The National COVID-19 Clinical Evidence Taskforce today published three recommendations on the use of sotrovimab for the treatment of COVID-19 in adults who do not require oxygen and who have risk factors for disease progression. These are the first recommendations from the Taskforce to use a drug to treat patients with mild illness.
The Taskforce updated the sotrovimab recommendation after receiving access to additional data from the COMET-ICE Trial contained in the Clinical Study Report and the Australian Public Assessment Report (AusPAR).
The recommendations are:
Consider using sotrovimab for the treatment of COVID-19 within five days of symptom onset in adults who do not require oxygen and who have one or more risk factors for disease progression.
Based on the inclusion criteria of the trial, risk factors for disease progression include the following:
- Diabetes (requiring medication)
- Obesity (BMI > 30 kg/m2)
- Chronic kidney disease (i.e. eGFR < 60 by MDRD)
- Congestive heart failure (NYHA class II or greater)
- Chronic obstructive pulmonary disease (history of chronic bronchitis, chronic obstructive lung disease, or emphysema with dyspnoea on physical exertion)

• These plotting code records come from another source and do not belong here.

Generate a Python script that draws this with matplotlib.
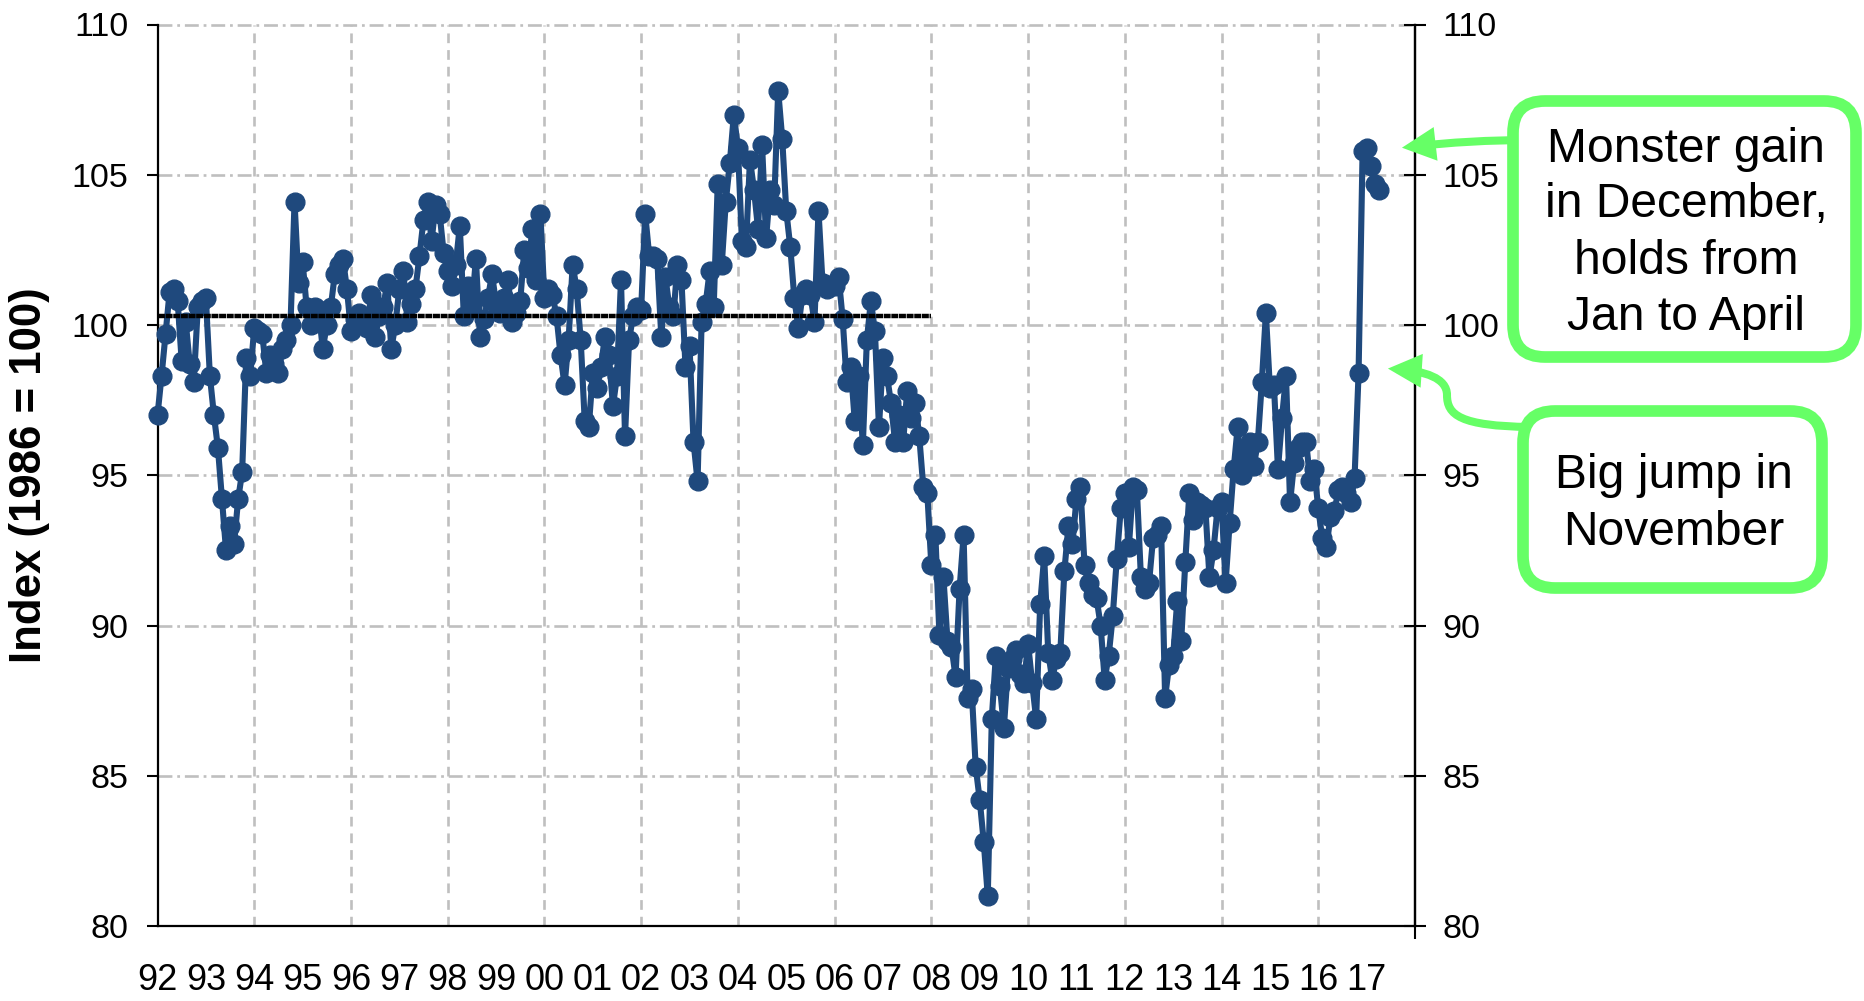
import numpy as np
import matplotlib.pyplot as plt
from matplotlib.patches import FancyBboxPatch, FancyArrowPatch, ArrowStyle
from matplotlib.path import Path
from matplotlib.transforms import IdentityTransform

plt.rcParams['font.family'] = ['Liberation Sans', 'DejaVu Sans']
plt.rcParams['lines.scale_dashes'] = False

# monthly index, Jan 1992 .. Apr 2017 (1986 = 100)
idx_1992_1995 = [
    97.0, 98.3, 99.7, 101.1, 101.2, 100.8, 98.8, 100.1, 98.7, 98.1, 100.6, 100.8,
    100.9, 98.3, 97.0, 95.9, 94.2, 92.5, 93.3, 92.7, 94.2, 95.1, 98.9, 98.3,
    99.9, 99.8, 99.7, 98.4, 99.0, 98.7, 98.4, 99.2, 99.5, 100.0, 104.1, 101.4,
    102.1, 100.6, 100.0, 100.6, 100.5, 99.2, 100.0, 100.6, 101.7, 102.0, 102.2, 101.2,
]
idx_1996_1999 = [
    99.8, 100.2, 100.4, 100.2, 99.9, 101.0, 99.6, 100.3, 100.6, 101.4, 99.2, 100.0,
    101.2, 101.8, 100.1, 100.7, 101.2, 102.3, 103.5, 104.1, 102.8, 104.0, 103.7, 102.4,
    101.8, 101.3, 102.0, 103.3, 100.3, 101.3, 100.6, 102.2, 99.6, 100.2, 100.9, 101.7,
    100.7, 100.4, 100.9, 101.5, 100.1, 100.4, 100.8, 102.5, 101.9, 103.2, 101.5, 103.7,
]
idx_2000_2003 = [
    100.9, 101.2, 101.0, 100.3, 99.0, 98.0, 99.5, 102.0, 101.2, 99.5, 96.8, 96.6,
    98.4, 97.9, 98.6, 99.6, 99.0, 97.3, 98.3, 101.5, 96.3, 99.5, 100.3, 100.6,
    100.5, 103.7, 102.3, 102.3, 102.2, 99.6, 101.6, 100.6, 100.3, 102.0, 101.5, 98.6,
    99.3, 96.1, 94.8, 100.1, 100.7, 101.8, 100.6, 104.7, 102.0, 104.1, 105.4, 107.0,
]
idx_2004_2007 = [
    105.9, 102.8, 102.6, 105.5, 104.5, 103.2, 106.0, 102.9, 104.5, 104.0, 107.8, 106.2,
    103.8, 102.6, 100.9, 99.9, 101.0, 101.2, 101.0, 100.1, 103.8, 101.4, 101.2, 101.3,
    101.3, 101.6, 100.2, 98.1, 98.6, 96.8, 98.3, 96.0, 99.5, 100.8, 99.8, 96.6,
    98.9, 98.3, 97.4, 96.1, 97.0, 96.1, 97.8, 96.9, 97.4, 96.3, 94.6, 94.4,
]
idx_2008_2011 = [
    92.0, 93.0, 89.7, 91.6, 89.5, 89.3, 88.3, 91.2, 93.0, 87.6, 87.9, 85.3,
    84.2, 82.8, 81.0, 86.9, 89.0, 88.0, 86.6, 88.6, 88.9, 89.2, 88.4, 88.1,
    89.4, 88.1, 86.9, 90.7, 92.3, 89.1, 88.2, 88.9, 89.1, 91.8, 93.3, 92.7,
    94.2, 94.6, 92.0, 91.4, 91.0, 90.9, 90.0, 88.2, 89.0, 90.3, 92.2, 93.9,
]
idx_2012_2017 = [
    94.4, 92.6, 94.6, 94.5, 91.6, 91.2, 91.4, 92.9, 93.0, 93.3, 87.6, 88.7,
    89.0, 90.8, 89.5, 92.1, 94.4, 93.5, 94.1, 94.0, 93.9, 91.6, 92.5, 93.9,
    94.1, 91.4, 93.4, 95.2, 96.6, 95.0, 95.7, 96.1, 95.3, 96.1, 98.1, 100.4,
    97.9, 98.0, 95.2, 96.9, 98.3, 94.1, 95.4, 95.9, 96.1, 96.1, 94.8, 95.2,
    93.9, 92.9, 92.6, 93.6, 93.8, 94.5, 94.6, 94.4, 94.1, 94.9, 98.4, 105.8,
    105.9, 105.3, 104.7, 104.5,
]

first_year = 1992
avg_level = 100.3          # 1992-2007 average
avg_until = 2008
year_labels = ['%02d' % (y % 100) for y in range(1992, 2018)]

index = np.array(idx_1992_1995 + idx_1996_1999 + idx_2000_2003 +
                 idx_2004_2007 + idx_2008_2011 + idx_2012_2017)
t = first_year + np.arange(len(index)) / 12.0

W, H = 1864, 1001
fig = plt.figure(figsize=(W / 100, H / 100), dpi=100)
ax = fig.add_axes([157.5 / W, 1 - 926 / H, (1415 - 157.5) / W, (926 - 24.5) / H])

navy = '#1F497D'
green = '#66FF66'
grey = '#BFBFBF'

ax.set_xlim(1992, 2018)
ax.set_ylim(80, 110)

for y in range(85, 111, 5):
    ax.axhline(y, color=grey, lw=1.9, ls=(0, (10, 3.5, 2, 3.5)), zorder=0, clip_on=False)
for x in range(1994, 2017, 2):
    ax.axvline(x, color=grey, lw=1.9, ls=(0, (7, 5)), zorder=0)

ax.plot(t, index, color=navy, lw=4.4, marker='o', ms=13.5, mec=navy, mfc=navy,
        zorder=3, clip_on=False)
ax.plot([first_year, avg_until], [avg_level, avg_level], color='black', lw=3.2,
        ls=(0, (5, 0.5)), zorder=4)

for side in ['left', 'right', 'bottom']:
    ax.spines[side].set_linewidth(1.6)
ax.spines['top'].set_visible(False)

ax.set_yticks(range(80, 111, 5))
ax.tick_params(axis='y', direction='out', length=7.7, width=1.5, pad=13, labelsize=24.5)
ax.set_xticks(range(1992, 2018))
ax.set_xticklabels(year_labels)
ax.set_xticks(range(1992, 2019, 2), minor=True)
ax.tick_params(axis='x', which='major', length=0, pad=27, labelsize=26)
ax.tick_params(axis='x', which='minor', direction='out', length=9.5, width=1.5)

ax2 = ax.twinx()
ax2.set_ylim(80, 110)
ax2.set_yticks(range(80, 111, 5))
ax2.tick_params(axis='y', direction='inout', length=16, width=1.5, pad=12, labelsize=24.5)
for side in ['left', 'top', 'bottom']:
    ax2.spines[side].set_visible(False)
ax2.spines['right'].set_linewidth(1.6)

fig.text(30 / W, 1 - 475 / H, 'Index (1986 = 100)', rotation=90, ha='center',
         va='center', fontsize=31.5, fontweight='bold')


def px(x, y):
    return (x, H - y)


# callout arrows, tips placed off the last points
tip_top = ax.transData.transform((2017.73, index[-4]))
tip_low = ax.transData.transform((2017.44, index[-6] + 0.15))
head = ArrowStyle('-|>', head_length=1.5, head_width=0.75)

arrow_top = Path([px(1530, 140), px(1470, 140), tuple(tip_top)],
                 [Path.MOVETO, Path.CURVE3, Path.CURVE3])
arrow_low = Path([px(1530, 427), px(1460, 426), px(1447, 415), px(1447, 395),
                  px(1447, 378), px(1425, 371), tuple(tip_low)],
                 [Path.MOVETO, Path.CURVE4, Path.CURVE4, Path.CURVE4,
                  Path.CURVE4, Path.CURVE4, Path.CURVE4])
for p in [arrow_top, arrow_low]:
    fig.add_artist(FancyArrowPatch(path=p, arrowstyle=head, mutation_scale=10,
                                   lw=5.8, color=green, transform=IdentityTransform(),
                                   joinstyle='miter', capstyle='butt'))

# callout boxes
boxes = [(1513, 101, 1856, 357), (1523, 411, 1822, 588)]
for x0, y0, x1, y1 in boxes:
    fig.add_artist(FancyBboxPatch(px(x0, y1), x1 - x0, y1 - y0,
                                  boxstyle='round,pad=0,rounding_size=32',
                                  lw=8.4, ec=green, fc='white',
                                  transform=IdentityTransform()))

top_lines = ['Monster gain', 'in December,', 'holds from', 'Jan to April']
for line, base in zip(top_lines, [162, 217, 274, 330]):
    fig.text(1686 / W, 1 - base / H, line, ha='center', va='baseline', fontsize=34.6)
low_lines = ['Big jump in', 'November']
for line, base in zip(low_lines, [488, 545]):
    fig.text(1674 / W, 1 - base / H, line, ha='center', va='baseline', fontsize=34.6)

fig.savefig('out.png', dpi=100)
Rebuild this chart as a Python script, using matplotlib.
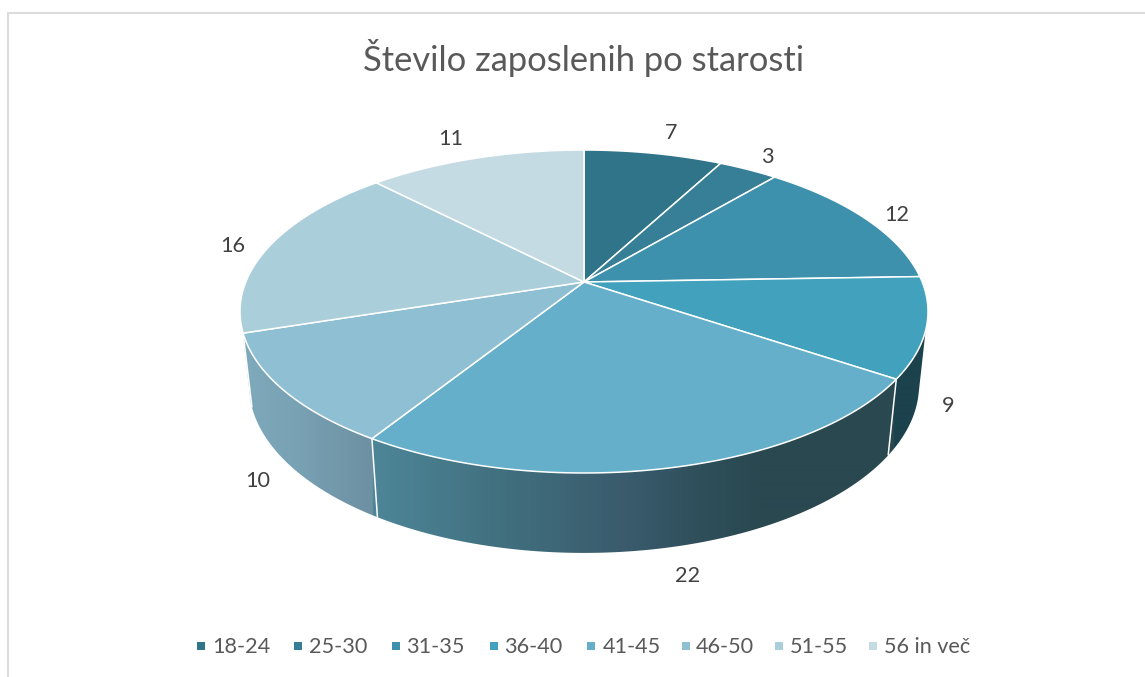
import numpy as np
import matplotlib
matplotlib.use("Agg")
import matplotlib.pyplot as plt
from matplotlib.patches import Polygon
from matplotlib.colors import to_rgb

plt.rcParams['font.family'] = ['Lato', 'DejaVu Sans']

TITLE = "Število zaposlenih po starosti"
categories = ["18-24", "25-30", "31-35", "36-40", "41-45", "46-50", "51-55", "56 in več"]
values = [7, 3, 12, 9, 22, 10, 16, 11]
colors = ["#2f7488", "#367f96", "#3e91ac", "#42a1bd", "#65afca", "#8fbfd2", "#abcedb", "#c5dbe4"]

# layout (pixel space of the 1145x677 canvas)
CX, CY, A, B, K = 584, 282, 338.2, 156.1, 0.1827
label_pos = [(671, 133), (767, 157), (897, 215), (948, 406), (688, 576), (258, 481), (233, 246), (451, 139)]
legend_swatch_x = [201, 298, 396, 494, 591, 686, 779, 873]
legend_text_x = [212.5, 309.5, 406.5, 504.5, 602.5, 695.5, 789.5, 883.5]
side_stops = [(240, "#7fabbd"), (300, "#78a1b3"), (372, "#6d90a2"), (373, "#4d8698"),
              (500, "#41707f"), (620, "#3a5c6d"), (700, "#2f4f5b"), (760, "#294850"),
              (893, "#2b4850"), (894, "#1b424d"), (930, "#1b424d")]

fig = plt.figure(figsize=(11.45, 6.77), dpi=100, facecolor="white")
ax = fig.add_axes([0, 0, 1, 1])
ax.set_xlim(0, 1145)
ax.set_ylim(677, 0)
ax.axis("off")


def top_point(theta, r=1.0):
    """Clockwise angle from 12 o'clock on the disc -> canvas pixel (perspective)."""
    u, v = r * np.sin(theta), r * np.cos(theta)
    d = 1 + K * v
    return CX + A * u / d, CY - B * v / d


def bottom_point(theta):
    x, y = top_point(theta)
    return CX + 0.974 * (x - CX), 1.04 * y + 61


# frame
ax.plot([8, 8, 1145], [677, 13, 13], color="#dcdcdc", lw=1.5, solid_joinstyle="miter")

edges = np.deg2rad(np.cumsum([0] + values) / sum(values) * 360)

# side gradient
gx = np.arange(238, 932)
gc = np.array([np.interp(gx, [s[0] for s in side_stops], [to_rgb(s[1])[i] for s in side_stops])
               for i in range(3)]).T[None, :, :]
t_top = np.linspace(np.deg2rad(107), np.deg2rad(253), 400)
t_bot = np.linspace(np.deg2rad(104), np.deg2rad(254), 400)
tx, ty = top_point(t_top)
bx, by = bottom_point(t_bot)
sil = Polygon(np.r_[np.c_[tx, ty], np.c_[bx, by][::-1]], closed=True, transform=ax.transData,
              fc="none", ec="none")
ax.add_patch(sil)
im = ax.imshow(gc, extent=(238, 932, 600, 300), aspect="auto", interpolation="bilinear", zorder=1)
im.set_clip_path(sil)
ax.set_xlim(0, 1145)
ax.set_ylim(677, 0)

# side separators
for e in edges:
    if t_top[0] < e < t_top[-1]:
        x0, y0 = top_point(e)
        x1, y1 = bottom_point(e)
        ax.plot([x0, x1], [y0, y1], color="white", lw=1.1, zorder=2, solid_capstyle="butt")

# top face
for a0, a1, c in zip(edges[:-1], edges[1:], colors):
    th = np.linspace(a0, a1, 120)
    x, y = top_point(th)
    ax.fill(np.r_[CX, x], np.r_[CY, y], facecolor=c, edgecolor="white", lw=1.1,
            joinstyle="round", zorder=3)

# data labels
for (x, y), v in zip(label_pos, values):
    ax.text(x, y, str(v), ha="center", va="center", fontsize=15.6, color="#404040", zorder=5)

# title
ax.text(584, 58, TITLE, ha="center", va="center", fontsize=24.85, color="#595959")

# legend
for sx, tx_, c, name in zip(legend_swatch_x, legend_text_x, colors, categories):
    ax.add_patch(plt.Rectangle((sx - 4, 642), 8, 8, fc=c, ec="none"))
    ax.text(tx_, 647, name, ha="left", va="center", fontsize=15.6, color="#595959")

fig.savefig("out.png", dpi=100)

- Moderate-to-severe asthma (requiring an inhaled steroid to control symptoms or prescribed a course of oral steroids in the previous 12 months)
- Age ≥ 55 years
Within the patient population for which sotrovimab is conditionally recommended for use (as listed above), decisions about the appropriateness of treatment with sotrovimab should be based on the patient’s individual risk of severe disease, on the basis of age or multiple risk factors, and COVID-19 vaccination status.
Consider using sotrovimab in unvaccinated or partially vaccinated patients and patients who are immunosuppressed regardless of vaccination status.
Do not routinely use sotrovimab in fully vaccinated patients unless immunosuppressed.
Given the absence of evidence evaluating the effectiveness of sotrovimab for key patient subgroups and SARS-CoV-2 variants of concern, rigorous data collection should be undertaken on indications and key outcomes for patients who receive treatment with sotrovimab.
Taskforce Executive Director Prof Julian Elliott said the monoclonal antibody therapy was a welcome addition to the Taskforce list of recommended treatments.
‘As the first recommendation from the Taskforce for the treatment of patients with mild COVID-19, these recommendations are an important milestone.
‘Sotrovimab has been conditionally recommended for patients with mild COVID-19 who are likely to progress to severe disease. In making these recommendations, the Taskforce was aware that clinicians need guidance for patients that were not included in the trial, particularly vaccinated and immunosuppressed patients. Given the absence of evidence in these subgroups the Taskforce has developed a consensus recommendation based on the combined experience of our multidisciplinary clinical experts.
‘We also recognise the need for further research and data collection to better understand the effects of sotrovimab in key patient subgroups and we look forward to further data and published evidence to inform our living recommendations.’
The Taskforce is currently developing specific recommendations on the use of sotrovimab for pregnant women, children and adolescents. These will be published in a future version of the guidelines.
A first of its kind, the National COVID-19 Clinical Evidence Taskforce was formed to provide a clear and consistent voice of cross-disciplinary consensus on the clinical care of people with COVID-19. The Taskforce comprises 32 peak health professional bodies and delivers ‘living’ guidelines developed by more than 250 of Australia’s leading clinical experts.